▶ TASK STATEMENT
Give the lines of the material verbatim, from the first line to the line with "50, 60, 70];", including both.

▶ COLLECTED MATERIAL
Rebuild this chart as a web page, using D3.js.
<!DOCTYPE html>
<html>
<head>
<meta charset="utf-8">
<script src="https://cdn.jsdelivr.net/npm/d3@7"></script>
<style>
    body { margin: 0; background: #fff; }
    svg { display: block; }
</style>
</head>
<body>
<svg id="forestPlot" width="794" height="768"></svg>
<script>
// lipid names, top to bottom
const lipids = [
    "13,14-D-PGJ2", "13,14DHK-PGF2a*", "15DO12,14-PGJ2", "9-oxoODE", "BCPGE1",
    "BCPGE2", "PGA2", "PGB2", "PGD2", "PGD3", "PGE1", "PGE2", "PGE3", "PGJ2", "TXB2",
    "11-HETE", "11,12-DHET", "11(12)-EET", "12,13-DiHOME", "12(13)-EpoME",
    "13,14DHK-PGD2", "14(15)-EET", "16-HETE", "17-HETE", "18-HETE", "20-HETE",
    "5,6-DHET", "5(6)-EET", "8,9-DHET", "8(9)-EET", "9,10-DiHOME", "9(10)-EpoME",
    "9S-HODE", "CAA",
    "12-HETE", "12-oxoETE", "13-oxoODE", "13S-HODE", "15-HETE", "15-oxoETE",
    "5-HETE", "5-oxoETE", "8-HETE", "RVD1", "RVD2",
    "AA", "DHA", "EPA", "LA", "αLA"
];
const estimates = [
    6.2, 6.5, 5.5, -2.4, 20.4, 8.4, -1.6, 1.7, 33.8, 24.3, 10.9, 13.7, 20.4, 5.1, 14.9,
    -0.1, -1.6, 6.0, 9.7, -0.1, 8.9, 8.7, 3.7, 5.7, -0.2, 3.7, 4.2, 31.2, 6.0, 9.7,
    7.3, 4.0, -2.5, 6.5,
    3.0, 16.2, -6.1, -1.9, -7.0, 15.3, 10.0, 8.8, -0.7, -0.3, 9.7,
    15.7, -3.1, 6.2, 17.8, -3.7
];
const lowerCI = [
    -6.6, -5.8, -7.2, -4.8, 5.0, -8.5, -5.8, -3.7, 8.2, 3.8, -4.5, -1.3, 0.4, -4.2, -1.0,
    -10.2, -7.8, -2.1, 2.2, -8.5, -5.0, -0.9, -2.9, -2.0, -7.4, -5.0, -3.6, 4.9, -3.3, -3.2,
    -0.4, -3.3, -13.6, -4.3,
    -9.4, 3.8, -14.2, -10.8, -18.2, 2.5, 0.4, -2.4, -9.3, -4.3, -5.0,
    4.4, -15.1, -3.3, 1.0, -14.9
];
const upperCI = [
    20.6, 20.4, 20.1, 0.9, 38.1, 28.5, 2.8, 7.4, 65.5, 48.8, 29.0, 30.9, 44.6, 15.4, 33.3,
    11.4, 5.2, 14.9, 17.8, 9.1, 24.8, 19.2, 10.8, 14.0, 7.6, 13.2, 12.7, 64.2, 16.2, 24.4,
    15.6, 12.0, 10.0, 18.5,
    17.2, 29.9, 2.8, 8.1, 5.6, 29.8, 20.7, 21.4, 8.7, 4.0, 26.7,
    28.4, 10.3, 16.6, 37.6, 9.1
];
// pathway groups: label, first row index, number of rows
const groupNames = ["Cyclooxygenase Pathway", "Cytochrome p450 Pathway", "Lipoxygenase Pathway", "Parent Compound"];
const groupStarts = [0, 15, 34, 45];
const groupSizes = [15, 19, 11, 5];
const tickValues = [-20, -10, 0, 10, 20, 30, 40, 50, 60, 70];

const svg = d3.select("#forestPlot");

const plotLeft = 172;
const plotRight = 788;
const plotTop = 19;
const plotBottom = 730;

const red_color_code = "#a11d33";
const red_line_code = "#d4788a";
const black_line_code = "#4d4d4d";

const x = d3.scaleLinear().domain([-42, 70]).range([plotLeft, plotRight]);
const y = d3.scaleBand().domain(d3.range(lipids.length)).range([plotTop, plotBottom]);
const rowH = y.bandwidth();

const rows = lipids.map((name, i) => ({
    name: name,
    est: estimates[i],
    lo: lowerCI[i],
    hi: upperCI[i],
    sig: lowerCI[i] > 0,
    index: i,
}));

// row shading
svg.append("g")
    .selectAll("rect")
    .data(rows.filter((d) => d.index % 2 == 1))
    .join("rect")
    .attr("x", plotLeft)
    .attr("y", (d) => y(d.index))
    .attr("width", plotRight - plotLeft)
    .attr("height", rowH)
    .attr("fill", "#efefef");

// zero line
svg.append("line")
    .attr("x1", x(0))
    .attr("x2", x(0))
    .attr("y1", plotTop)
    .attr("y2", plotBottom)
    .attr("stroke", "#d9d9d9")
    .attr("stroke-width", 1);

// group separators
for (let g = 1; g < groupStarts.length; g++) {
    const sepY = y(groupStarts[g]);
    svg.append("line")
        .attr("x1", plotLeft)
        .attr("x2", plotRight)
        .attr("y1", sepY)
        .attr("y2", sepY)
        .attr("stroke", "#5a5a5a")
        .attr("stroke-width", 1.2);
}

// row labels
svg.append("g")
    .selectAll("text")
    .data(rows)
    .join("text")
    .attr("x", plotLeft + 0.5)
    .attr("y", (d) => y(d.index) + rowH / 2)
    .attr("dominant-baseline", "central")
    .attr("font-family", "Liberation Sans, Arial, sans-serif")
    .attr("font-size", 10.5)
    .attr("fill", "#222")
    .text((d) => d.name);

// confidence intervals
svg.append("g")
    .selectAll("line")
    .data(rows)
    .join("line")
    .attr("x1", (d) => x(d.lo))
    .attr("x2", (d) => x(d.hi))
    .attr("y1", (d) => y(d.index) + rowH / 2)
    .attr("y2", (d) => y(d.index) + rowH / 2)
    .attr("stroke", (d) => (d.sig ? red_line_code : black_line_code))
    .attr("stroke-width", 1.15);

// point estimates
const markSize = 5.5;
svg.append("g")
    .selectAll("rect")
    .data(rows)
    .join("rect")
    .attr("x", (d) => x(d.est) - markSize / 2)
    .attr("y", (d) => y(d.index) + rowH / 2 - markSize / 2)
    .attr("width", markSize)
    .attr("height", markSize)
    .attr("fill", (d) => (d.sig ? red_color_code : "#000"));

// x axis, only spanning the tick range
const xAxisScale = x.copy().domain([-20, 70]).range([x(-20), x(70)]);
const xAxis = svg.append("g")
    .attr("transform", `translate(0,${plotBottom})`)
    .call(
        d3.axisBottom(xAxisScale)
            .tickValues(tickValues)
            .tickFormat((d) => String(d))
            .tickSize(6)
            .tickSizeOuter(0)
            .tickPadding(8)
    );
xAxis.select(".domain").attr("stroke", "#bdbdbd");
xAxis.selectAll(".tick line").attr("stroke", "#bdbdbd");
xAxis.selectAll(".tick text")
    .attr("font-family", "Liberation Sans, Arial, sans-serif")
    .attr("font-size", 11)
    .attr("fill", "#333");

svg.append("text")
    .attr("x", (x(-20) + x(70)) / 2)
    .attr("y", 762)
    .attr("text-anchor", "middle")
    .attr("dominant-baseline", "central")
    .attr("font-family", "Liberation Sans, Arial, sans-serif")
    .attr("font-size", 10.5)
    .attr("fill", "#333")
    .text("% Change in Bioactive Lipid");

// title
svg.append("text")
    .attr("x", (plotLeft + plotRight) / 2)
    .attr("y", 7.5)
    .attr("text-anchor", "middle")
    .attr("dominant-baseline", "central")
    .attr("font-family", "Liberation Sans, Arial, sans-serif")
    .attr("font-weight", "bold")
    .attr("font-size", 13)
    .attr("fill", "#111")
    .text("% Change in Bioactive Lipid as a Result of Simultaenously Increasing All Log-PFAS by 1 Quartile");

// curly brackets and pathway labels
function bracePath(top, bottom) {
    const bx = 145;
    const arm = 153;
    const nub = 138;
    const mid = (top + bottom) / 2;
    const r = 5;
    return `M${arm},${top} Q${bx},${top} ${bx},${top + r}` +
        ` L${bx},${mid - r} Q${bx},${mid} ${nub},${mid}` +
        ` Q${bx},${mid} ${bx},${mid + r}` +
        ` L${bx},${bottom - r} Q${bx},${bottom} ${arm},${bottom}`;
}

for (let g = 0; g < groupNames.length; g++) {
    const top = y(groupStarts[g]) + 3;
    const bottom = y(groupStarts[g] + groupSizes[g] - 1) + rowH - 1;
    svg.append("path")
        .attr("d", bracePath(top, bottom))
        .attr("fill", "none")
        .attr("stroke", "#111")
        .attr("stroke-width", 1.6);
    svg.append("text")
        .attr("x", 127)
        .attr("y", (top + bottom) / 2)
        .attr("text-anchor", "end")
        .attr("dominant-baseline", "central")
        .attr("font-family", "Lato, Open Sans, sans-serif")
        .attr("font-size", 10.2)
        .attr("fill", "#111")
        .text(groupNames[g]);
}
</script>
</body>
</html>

▶ ANSWER
Rebuild this chart as a web page, using D3.js.
<!DOCTYPE html>
<html>
<head>
<meta charset="utf-8">
<script src="https://cdn.jsdelivr.net/npm/d3@7"></script>
<style>
    body { margin: 0; background: #fff; }
    svg { display: block; }
</style>
</head>
<body>
<svg id="forestPlot" width="794" height="768"></svg>
<script>
// lipid names, top to bottom
const lipids = [
    "13,14-D-PGJ2", "13,14DHK-PGF2a*", "15DO12,14-PGJ2", "9-oxoODE", "BCPGE1",
    "BCPGE2", "PGA2", "PGB2", "PGD2", "PGD3", "PGE1", "PGE2", "PGE3", "PGJ2", "TXB2",
    "11-HETE", "11,12-DHET", "11(12)-EET", "12,13-DiHOME", "12(13)-EpoME",
    "13,14DHK-PGD2", "14(15)-EET", "16-HETE", "17-HETE", "18-HETE", "20-HETE",
    "5,6-DHET", "5(6)-EET", "8,9-DHET", "8(9)-EET", "9,10-DiHOME", "9(10)-EpoME",
    "9S-HODE", "CAA",
    "12-HETE", "12-oxoETE", "13-oxoODE", "13S-HODE", "15-HETE", "15-oxoETE",
    "5-HETE", "5-oxoETE", "8-HETE", "RVD1", "RVD2",
    "AA", "DHA", "EPA", "LA", "αLA"
];
const estimates = [
    6.2, 6.5, 5.5, -2.4, 20.4, 8.4, -1.6, 1.7, 33.8, 24.3, 10.9, 13.7, 20.4, 5.1, 14.9,
    -0.1, -1.6, 6.0, 9.7, -0.1, 8.9, 8.7, 3.7, 5.7, -0.2, 3.7, 4.2, 31.2, 6.0, 9.7,
    7.3, 4.0, -2.5, 6.5,
    3.0, 16.2, -6.1, -1.9, -7.0, 15.3, 10.0, 8.8, -0.7, -0.3, 9.7,
    15.7, -3.1, 6.2, 17.8, -3.7
];
const lowerCI = [
    -6.6, -5.8, -7.2, -4.8, 5.0, -8.5, -5.8, -3.7, 8.2, 3.8, -4.5, -1.3, 0.4, -4.2, -1.0,
    -10.2, -7.8, -2.1, 2.2, -8.5, -5.0, -0.9, -2.9, -2.0, -7.4, -5.0, -3.6, 4.9, -3.3, -3.2,
    -0.4, -3.3, -13.6, -4.3,
    -9.4, 3.8, -14.2, -10.8, -18.2, 2.5, 0.4, -2.4, -9.3, -4.3, -5.0,
    4.4, -15.1, -3.3, 1.0, -14.9
];
const upperCI = [
    20.6, 20.4, 20.1, 0.9, 38.1, 28.5, 2.8, 7.4, 65.5, 48.8, 29.0, 30.9, 44.6, 15.4, 33.3,
    11.4, 5.2, 14.9, 17.8, 9.1, 24.8, 19.2, 10.8, 14.0, 7.6, 13.2, 12.7, 64.2, 16.2, 24.4,
    15.6, 12.0, 10.0, 18.5,
    17.2, 29.9, 2.8, 8.1, 5.6, 29.8, 20.7, 21.4, 8.7, 4.0, 26.7,
    28.4, 10.3, 16.6, 37.6, 9.1
];
// pathway groups: label, first row index, number of rows
const groupNames = ["Cyclooxygenase Pathway", "Cytochrome p450 Pathway", "Lipoxygenase Pathway", "Parent Compound"];
const groupStarts = [0, 15, 34, 45];
const groupSizes = [15, 19, 11, 5];
const tickValues = [-20, -10, 0, 10, 20, 30, 40, 50, 60, 70];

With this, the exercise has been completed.